In Baja, marine mammal expert Lorenzo Rojas explains that the fishermen, who must limit their activities during the whale season, “understand well” that tourism income to the community from whale watching can equal or surpass that generated by fishing. “They have adopted the gray whale as a symbol of their culture and their community,” Rojas says.
Ecologist Steven Swartz takes the view that gray whale conservation is a unique platform for studying the macro phenomena affecting the whales’ health and behavior. Recent observations of emaciated adults and calves, for example, suggest negative effects caused by climate change in the gray whales’ northern feeding grounds. As with the monarch butterfly migration, there is a warning here as well. “To me,” Swartz says, “gray whales are sort of sentinels from the sea.”
The Urge to Travel
Animal migration is a mystery yet to be unlocked. Wildebeests, whooping cranes, some sharks, many insects, songbirds, even a strain of the humble slime mold are repeatedly driven to travel at some phase of their life cycle.

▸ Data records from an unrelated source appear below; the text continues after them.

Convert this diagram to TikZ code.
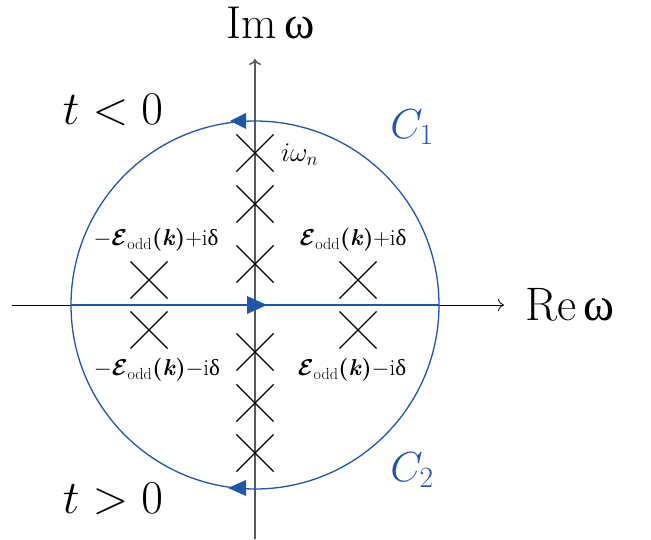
\RequirePackage{fix-cm}
\documentclass[tikz,border=0pt]{standalone}
\usepackage{amsmath,bm}
\usepackage{fontspec}
\usetikzlibrary{shapes.misc,arrows.meta}
\newfontfamily\libserif{Liberation Serif}
\definecolor{cblue}{HTML}{2155A8}
\definecolor{axgray}{HTML}{5A5A5A}
\newcommand{\Eodd}{$\bm{\mathcal{E}}$\textsubscript{odd}\textbf{(\textit{k})}}
\newcommand{\dlt}{{\libserif δ}}
\tikzset{
  pole/.style={cross out, draw=black, line width=1.1pt, minimum size=36pt, inner sep=0pt},
  elabel/.style={font=\fontsize{23}{27}\selectfont, inner sep=0pt},
  biglabel/.style={font=\fontsize{47}{52}\selectfont, inner sep=0pt},
  clabel/.style={font=\fontsize{42}{48}\selectfont, text=cblue, inner sep=0pt},
  contour/.style={draw=cblue, line width=1.3pt},
  tri/.style={fill=cblue},
}
\begin{document}
\begin{tikzpicture}[x=1pt,y=1pt]
\useasboundingbox (0,0) rectangle (651,539);
\coordinate (O) at (255,234);
\coordinate (vb) at (255,0);
\coordinate (vt) at (255,480);
\coordinate (hl) at (12,234);
\coordinate (hr) at (504,234);
\coordinate (dl) at (71,234);
\coordinate (dr) at (439,234);
% axes
\draw[black, line width=0.8pt, -{To[length=6pt,width=12pt]}] (hl) -- (hr);
\draw[axgray, line width=1.6pt, -{To[length=6pt,width=12pt]}] (vb) -- (vt);
% contour
\draw[contour] (O) circle (184);
\draw[contour] (dl) -- (dr);
\fill[tri] (230,418) -- (246,426) -- (246,410) -- cycle;
\fill[tri] (267,234) -- (247,243) -- (247,225) -- cycle;
\fill[tri] (228,51) -- (246,59) -- (246,43) -- cycle;
% poles on imaginary axis
\node[pole] (p1) at (255,386) {};
\node[pole] (p2) at (255,335) {};
\node[pole] (p3) at (255,275) {};
\node[pole] (p4) at (255,187) {};
\node[pole] (p5) at (255,136) {};
\node[pole] (p6) at (255,86) {};
% quasiparticle poles
\node[pole] (q1) at (149,259) {};
\node[pole] (q2) at (149,209) {};
\node[pole] (q3) at (358,259) {};
\node[pole] (q4) at (358,209) {};
% labels
\node[elabel] (l1) at (156,299) {$-$\Eodd+i\dlt};
\node[elabel] (l2) at (353,299) {\Eodd+i\dlt};
\node[elabel] (l3) at (157,169) {$-$\Eodd$-$i\dlt};
\node[elabel] (l4) at (352,169) {\Eodd$-$i\dlt};
\node[anchor=west, font=\fontsize{27}{30}\selectfont, inner sep=0pt] (iw) at (281,384) {$i\omega_n$};
\node[biglabel] (tl) at (113,429) {$t<0$};
\node[biglabel] (tg) at (113,40) {$t>0$};
\node[clabel] (c1) at (412,412) {$C_1$};
\node[clabel] (c2) at (412,69) {$C_2$};
\node[biglabel, font=\fontsize{46}{52}\selectfont] (im) at (271,516) {Im\,{\libserif ω}};
\node[biglabel, font=\fontsize{47}{54}\selectfont] (re) at (570,234) {Re\,{\libserif ω}};
\end{tikzpicture}
\end{document}
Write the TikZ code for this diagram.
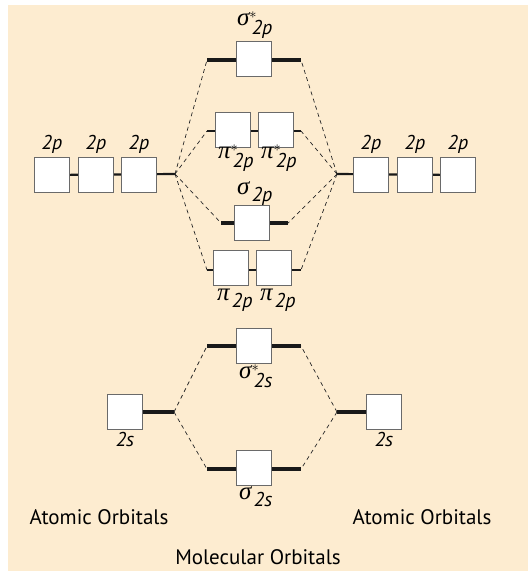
\documentclass[tikz,border=0pt]{standalone}
\usepackage{fontspec}
\setmainfont{PT Sans}
\newfontfamily\greekfont{Liberation Serif}
\usepackage{tikz}
\pgfdeclarelayer{background}
\pgfdeclarelayer{main}
\pgfsetlayers{background,main}
\usetikzlibrary{positioning}
\definecolor{paper}{HTML}{FDECD0}
\definecolor{boxline}{HTML}{6A6A6A}
\newcommand{\gr}[1]{\mbox{\fontsize{25}{28}\greekfont\itshape #1}}

\begin{document}
\begin{tikzpicture}[
    x=1pt, y=-1pt,
    font=\fontsize{20}{24}\selectfont,
    orb/.style={draw=boxline, fill=white, line width=1pt,
        minimum size=35pt, inner sep=0pt},
    sigmalvl/.style={line width=3.5pt, draw=black!90},
    pilvl/.style={line width=2.2pt, draw=black!90},
    corr/.style={line width=0.7pt, draw=black!85, dash pattern=on 4pt off 3.5pt},
    lbl/.style={inner sep=0pt},
    caption/.style={font=\fontsize{21}{25}\selectfont}
]
\useasboundingbox (0,0) rectangle (528,571);

% Atomic orbitals (left)
\node[orb] (lp1) at (52,175) {};
\node[orb] (lp2) at (96,175) {};
\node[orb] (lp3) at (139,175) {};
\node[orb] (ls) at (125,412) {};
\coordinate (jlp) at (175,174);
\coordinate (jls) at (174,412);

% Atomic orbitals (right)
\node[orb] (rp1) at (371,175) {};
\node[orb] (rp2) at (415,175) {};
\node[orb] (rp3) at (458,175) {};
\node[orb] (rs) at (384,412) {};
\coordinate (jrp) at (337,174);
\coordinate (jrs) at (337,412);

% Molecular orbitals (centre)
\node[orb] (sps) at (254,59) {};
\node[orb] (pisa) at (233,130) {};
\node[orb] (pisb) at (276,130) {};
\node[orb] (sp) at (252,223) {};
\node[orb] (pia) at (231,268) {};
\node[orb] (pib) at (274,268) {};
\node[orb] (sss) at (254,346) {};
\node[orb] (ss) at (254,468) {};

% Level ends
\coordinate (sps-l) at (207,60);  \coordinate (sps-r) at (301,60);
\coordinate (pis-l) at (207,131); \coordinate (pis-r) at (301,131);
\coordinate (sp-l) at (221,223);  \coordinate (sp-r) at (288,223);
\coordinate (pi-l) at (207,270);  \coordinate (pi-r) at (301,270);
\coordinate (sss-l) at (207,346); \coordinate (sss-r) at (301,346);
\coordinate (ss-l) at (207,469);  \coordinate (ss-r) at (301,469);

% Labels
\foreach \n in {lp1,lp2,lp3,rp1,rp2,rp3}
    \node[lbl, above=3pt of \n] {\itshape 2p};
\node[lbl, below=2pt of ls] {\itshape 2s};
\node[lbl, below=2pt of rs] {\itshape 2s};
\node[lbl] (sps-t) at (255,25) {$\gr{σ}^{*}_{\,\textit{2p}}$};
\node[lbl] (pisa-t) at (236,158) {$\gr{π}^{*}_{\,\textit{2p}}$};
\node[lbl] (pisb-t) at (279,158) {$\gr{π}^{*}_{\,\textit{2p}}$};
\node[lbl] (sp-t) at (255,194) {$\gr{σ}_{\,\textit{2p}}$};
\node[lbl] (pia-t) at (235,300) {$\gr{π}_{\,\textit{2p}}$};
\node[lbl] (pib-t) at (278,300) {$\gr{π}_{\,\textit{2p}}$};
\node[lbl] (sss-t) at (256,376) {$\gr{σ}^{*}_{\,\textit{2s}}$};
\node[lbl] (ss-t) at (256,497) {$\gr{σ}_{\,\textit{2s}}$};
\node[caption] (aol) at (99,517) {Atomic Orbitals};
\node[caption] (aor) at (422,517) {Atomic Orbitals};
\node[caption] (mo) at (258,557) {Molecular Orbitals};

\begin{pgfonlayer}{background}
\fill[paper] (8,5) rectangle (528,571);

% Energy levels
\draw[pilvl] (lp1) -- (jlp);
\draw[pilvl] (jrp) -- (rp3);
\draw[sigmalvl] (ls) -- (jls);
\draw[sigmalvl] (jrs) -- (rs);
\draw[sigmalvl] (sps-l) -- (sps-r);
\draw[pilvl] (pis-l) -- (pis-r);
\draw[sigmalvl] (sp-l) -- (sp-r);
\draw[pilvl] (pi-l) -- (pi-r);
\draw[sigmalvl] (sss-l) -- (sss-r);
\draw[sigmalvl] (ss-l) -- (ss-r);

% Correlation lines
\foreach \t in {sps,pis,sp,pi} {
    \draw[corr] (jlp) -- (\t-l);
    \draw[corr] (jrp) -- (\t-r);
}
\foreach \t in {sss,ss} {
    \draw[corr] (jls) -- (\t-l);
    \draw[corr] (jrs) -- (\t-r);
}
\end{pgfonlayer}

\end{tikzpicture}
\end{document}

Migration is an adaptive trait, hardwired into a species’ DNA and vital to its survival. The origins of migration seem basic enough: mass movement in response to seasonal fluctuations in climate and food supply or to population pressure. But understanding the actual mechanisms of the behavior is tricky. Scientists have examined the sensory apparatus that allows a population to detect en masse the moment of equinox for beginning a long trek (as monarch butterflies do) or to process complex navigational problems using landmarks, moon phases, odor, magnetic fields and celestial clues. One bird, the indigo bunting (right), uses a single star, Betelgeuse, as a reference point. Much more remains to be learned.
Note: This article was originally printed with the title, "The Behemoth and the Butterfly".